Code that draws figures:
** Begin **

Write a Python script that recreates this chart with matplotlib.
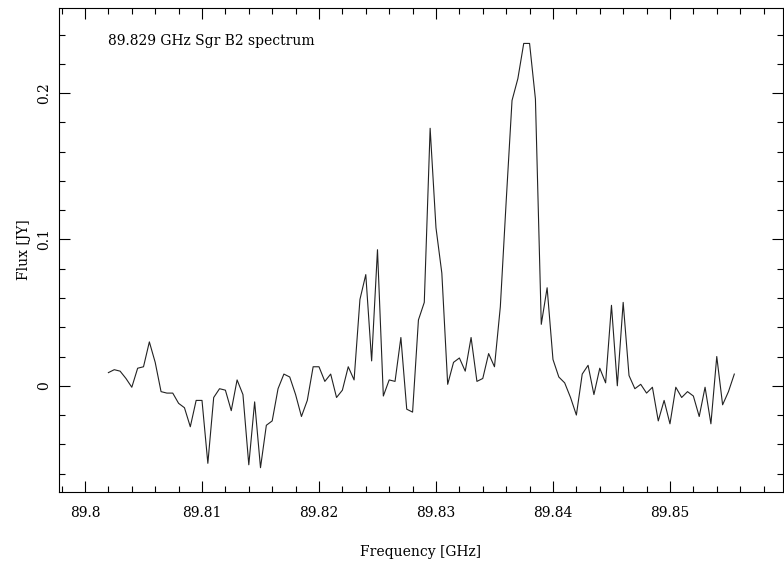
import matplotlib
matplotlib.use("Agg")
import matplotlib.pyplot as plt
from matplotlib.ticker import MultipleLocator, FuncFormatter

# channel frequencies [GHz], 0.5 MHz spacing
freq = [89.8020, 89.8025, 89.8030, 89.8035, 89.8040, 89.8045, 89.8050, 89.8055, 89.8060, 89.8065,
        89.8070, 89.8075, 89.8080, 89.8085, 89.8090, 89.8095, 89.8100, 89.8105, 89.8110, 89.8115,
        89.8120, 89.8125, 89.8130, 89.8135, 89.8140, 89.8145, 89.8150, 89.8155, 89.8160, 89.8165,
        89.8170, 89.8175, 89.8180, 89.8185, 89.8190, 89.8195, 89.8200, 89.8205, 89.8210, 89.8215,
        89.8220, 89.8225, 89.8230, 89.8235, 89.8240, 89.8245, 89.8250, 89.8255, 89.8260, 89.8265,
        89.8270, 89.8275, 89.8280, 89.8285, 89.8290, 89.8295, 89.8300, 89.8305, 89.8310, 89.8315,
        89.8320, 89.8325, 89.8330, 89.8335, 89.8340, 89.8345, 89.8350, 89.8355, 89.8360, 89.8365,
        89.8370, 89.8375, 89.8380, 89.8385, 89.8390, 89.8395, 89.8400, 89.8405, 89.8410, 89.8415,
        89.8420, 89.8425, 89.8430, 89.8435, 89.8440, 89.8445, 89.8450, 89.8455, 89.8460, 89.8465,
        89.8470, 89.8475, 89.8480, 89.8485, 89.8490, 89.8495, 89.8500, 89.8505, 89.8510, 89.8515,
        89.8520, 89.8525, 89.8530, 89.8535, 89.8540, 89.8545, 89.8550, 89.8555]

# flux [Jy]
flux = [0.009, 0.011, 0.010, 0.005, -0.001, 0.012, 0.013, 0.030, 0.016, -0.004,
        -0.005, -0.005, -0.012, -0.015, -0.028, -0.010, -0.010, -0.053, -0.008, -0.002,
        -0.003, -0.017, 0.004, -0.006, -0.054, -0.011, -0.056, -0.027, -0.024, -0.002,
        0.008, 0.006, -0.006, -0.021, -0.010, 0.013, 0.013, 0.003, 0.008, -0.008,
        -0.003, 0.013, 0.004, 0.059, 0.076, 0.017, 0.093, -0.007, 0.004, 0.003,
        0.033, -0.016, -0.018, 0.045, 0.057, 0.176, 0.108, 0.077, 0.001, 0.016,
        0.019, 0.010, 0.033, 0.003, 0.005, 0.022, 0.013, 0.054, 0.126, 0.195,
        0.210, 0.234, 0.234, 0.196, 0.042, 0.067, 0.018, 0.006, 0.002, -0.008,
        -0.020, 0.008, 0.014, -0.006, 0.012, 0.002, 0.055, 0.000, 0.057, 0.007,
        -0.002, 0.001, -0.005, -0.001, -0.024, -0.010, -0.026, -0.001, -0.008, -0.004,
        -0.007, -0.021, -0.001, -0.026, 0.020, -0.013, -0.004, 0.008]

plt.rcParams['font.family'] = 'DejaVu Serif'

fig = plt.figure(figsize=(7.84, 5.61), dpi=100)
ax = fig.add_axes([0.0753, 0.123, 0.9228, 0.8627])

ax.plot(freq, flux, color='#222222', lw=0.8)

ax.set_xlim(89.79778, 89.85962)
ax.set_ylim(-0.0726, 0.2582)

ax.xaxis.set_major_locator(MultipleLocator(0.01))
ax.xaxis.set_minor_locator(MultipleLocator(0.002))
ax.yaxis.set_major_locator(MultipleLocator(0.1))
ax.yaxis.set_minor_locator(MultipleLocator(0.02))
ax.xaxis.set_major_formatter(FuncFormatter(lambda v, p: '%g' % round(v, 4)))
ax.yaxis.set_major_formatter(FuncFormatter(lambda v, p: '%g' % round(v, 4)))

ax.tick_params(which='both', direction='in', top=True, right=True, width=0.8)
ax.tick_params(which='major', length=8, labelsize=10)
ax.tick_params(which='minor', length=4)
ax.tick_params(axis='x', pad=10)
ax.tick_params(axis='y', pad=6)
for lab in ax.get_yticklabels():
    lab.set_rotation(90)
    lab.set_va('center')

for s in ax.spines.values():
    s.set_linewidth(0.8)

ax.set_xlabel('Frequency [GHz]', fontsize=10, labelpad=18)
ax.set_ylabel('Flux [JY]', fontsize=10, labelpad=4)
ax.text(0.0677, 0.932, '89.829 GHz Sgr B2 spectrum', transform=ax.transAxes,
        fontsize=10, va='center', ha='left')

fig.savefig('out.png', dpi=100)
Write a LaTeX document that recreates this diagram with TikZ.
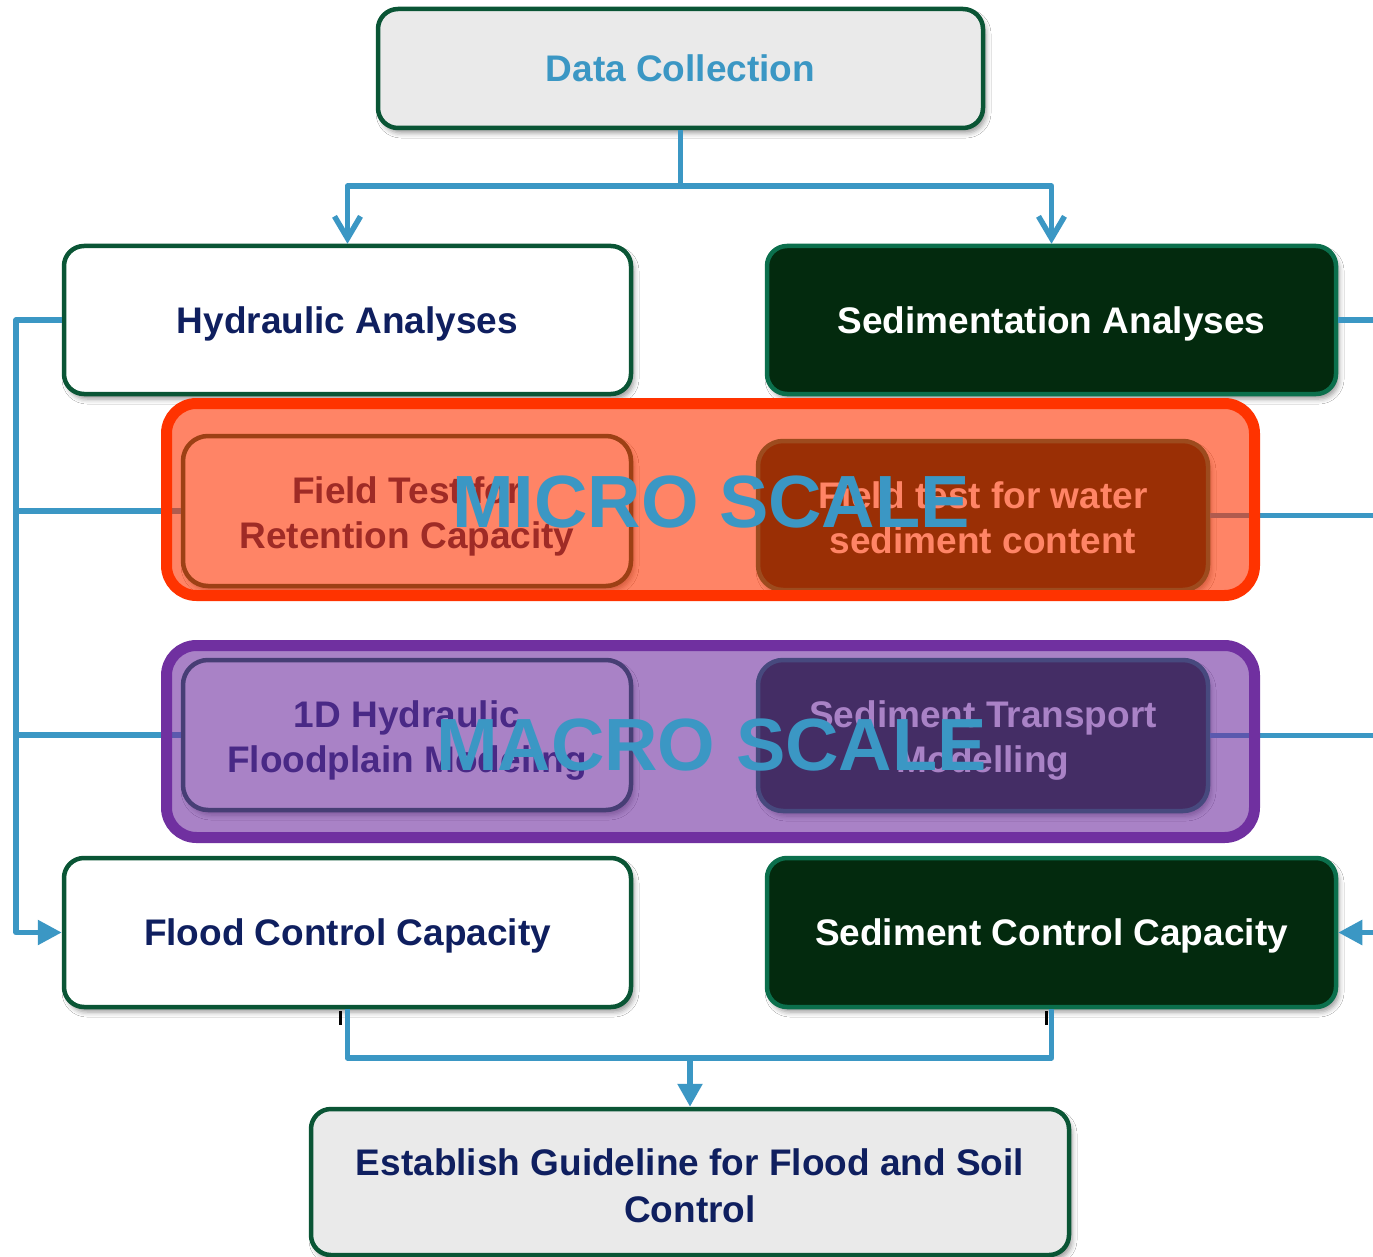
\documentclass[tikz,border=0pt]{standalone}
\usepackage{fontspec}
\setmainfont{Liberation Sans}
\usetikzlibrary{arrows.meta,shadows.blur,calc}

\definecolor{connc}{HTML}{3B97C4}
\definecolor{gborder}{HTML}{0A5535}
\definecolor{gborder2}{HTML}{0B6F4C}
\definecolor{dkfill}{HTML}{032A0E}
\definecolor{ltfill}{HTML}{EAEAEA}
\definecolor{navy}{HTML}{0F1F5F}
\definecolor{microc}{HTML}{FF3300}
\definecolor{macroc}{HTML}{7030A0}

\tikzset{
  box/.style={rounded corners=20pt, line width=4.5pt, inner sep=0pt, align=center,
    font=\fontsize{37}{45}\selectfont\bfseries,
    blur shadow={shadow xshift=3pt, shadow yshift=-5pt, shadow blur radius=5pt, shadow opacity=40}},
  whitebox/.style={box, draw=gborder, fill=white, text=navy},
  darkbox/.style={box, draw=gborder2, fill=dkfill, text=white},
  greybox/.style={box, draw=gborder, fill=ltfill},
  innerbox/.style={rounded corners=25pt},
  one/.style={text height=26.5pt, text depth=0pt},
  two/.style={text height=#1, text depth=0pt},
  two/.default=75pt,
  connline/.style={draw=connc, line width=5.5pt, line join=round},
  scalebox/.style={rounded corners=30pt, line width=11pt, fill opacity=0.6, inner sep=0pt},
  scaletext/.style={font=\fontsize{74}{80}\selectfont\bfseries, text=connc, inner sep=0pt},
  barb/.style={-{Straight Barb[length=22pt,width=26pt]}},
  tri/.style={-{Triangle[length=24pt,width=24pt]}}
}

\begin{document}
\begin{tikzpicture}[x=1pt,y=-1pt]
\useasboundingbox (0,0) rectangle (1373,1257);
\clip (0,0) rectangle (1373,1257);
\fill[white] (0,0) rectangle (1373,1257);

% boxes
\node[greybox, minimum width=605pt, minimum height=119pt, text=connc, one] (dc) at (680.5,68.5) {Data Collection};
\node[whitebox, minimum width=567pt, minimum height=148pt, one] (ha) at (347.5,320) {Hydraulic Analyses};
\node[darkbox, minimum width=569pt, minimum height=148pt, one] (sa) at (1051.5,320) {Sedimentation Analyses};

\node[whitebox, innerbox, minimum width=448pt, minimum height=150pt, two=75pt] (ft) at (407,511) {Field Test for\\Retention Capacity};
\node[darkbox, innerbox, minimum width=450pt, minimum height=149pt, two=75.1pt] (fw) at (983,515.5) {Field test for water\\sediment content};
\node[whitebox, innerbox, minimum width=448pt, minimum height=150pt, two=75.5pt] (hd) at (407,735) {1D Hydraulic\\Floodplain Modeling};
\node[darkbox, innerbox, minimum width=450pt, minimum height=151pt, two=73.5pt] (st) at (983,735.5) {Sediment Transport\\Modelling};

\node[whitebox, minimum width=567pt, minimum height=149pt, one] (fc) at (347.5,932.5) {Flood Control Capacity};
\node[darkbox, minimum width=569pt, minimum height=149pt, one] (sc) at (1051.5,932.5) {Sediment Control Capacity};
\node[greybox, text=navy, font=\fontsize{37}{47.5}\selectfont\bfseries, minimum width=758pt, minimum height=146pt, two=81.5pt] (eg) at (690,1182) {Establish Guideline for Flood and Soil\\Control};

% connectors
\coordinate (j1) at (680.5,186);
\coordinate (j2) at (690,1058);
\coordinate (lx) at (16,0);
\coordinate (rx) at (1400,0);

\draw[connline] (dc.south) -- (j1);
\draw[connline, barb] (j1) -| (ha.north);
\draw[connline, barb] (j1) -| (sa.north);

\draw[connline, tri] (ha.west) -- (ha.west -| lx) |- (fc.west);
\draw[connline] (ft.west -| lx) -- (ft.west);
\draw[connline] (hd.west -| lx) -- (hd.west);

\draw[connline, tri] (sa.east) -- (sa.east -| rx) |- (sc.east);
\draw[connline] (fw.east) -- (fw.east -| rx);
\draw[connline] (st.east) -- (st.east -| rx);

\draw[black, line width=3pt] ($(fc.south)+(-7,2)$) -- ++(0,14);
\draw[black, line width=3pt] ($(sc.south)+(-5,2)$) -- ++(0,14);
\draw[connline] (fc.south) -- (fc.south |- j2) -- (sc.south |- j2) -- (sc.south);
\draw[connline, -{Triangle[length=23pt,width=24pt]}] (j2) -- (eg.north);

% scale overlays
\node[scalebox, draw=microc, fill=microc, minimum width=1088pt, minimum height=192pt] (micro) at (710.5,499.5) {};
\node[scalebox, draw=macroc, fill=macroc, minimum width=1088pt, minimum height=192pt] (macro) at (710.5,741.5) {};
\node[scaletext] (mict) at (711,502) {MICRO SCALE};
\node[scaletext] (mact) at (711.5,745) {MACRO SCALE};
\end{tikzpicture}
\end{document}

** End **

_Task to complete_
Every line from the start of the listing above through the line with "from matplotlib.ticker import" should be repeated exactly; skip the pictures and add nothing else.

_Completed task_
Write a Python script that recreates this chart with matplotlib.
import matplotlib
matplotlib.use("Agg")
import matplotlib.pyplot as plt
from matplotlib.ticker import MultipleLocator, FuncFormatter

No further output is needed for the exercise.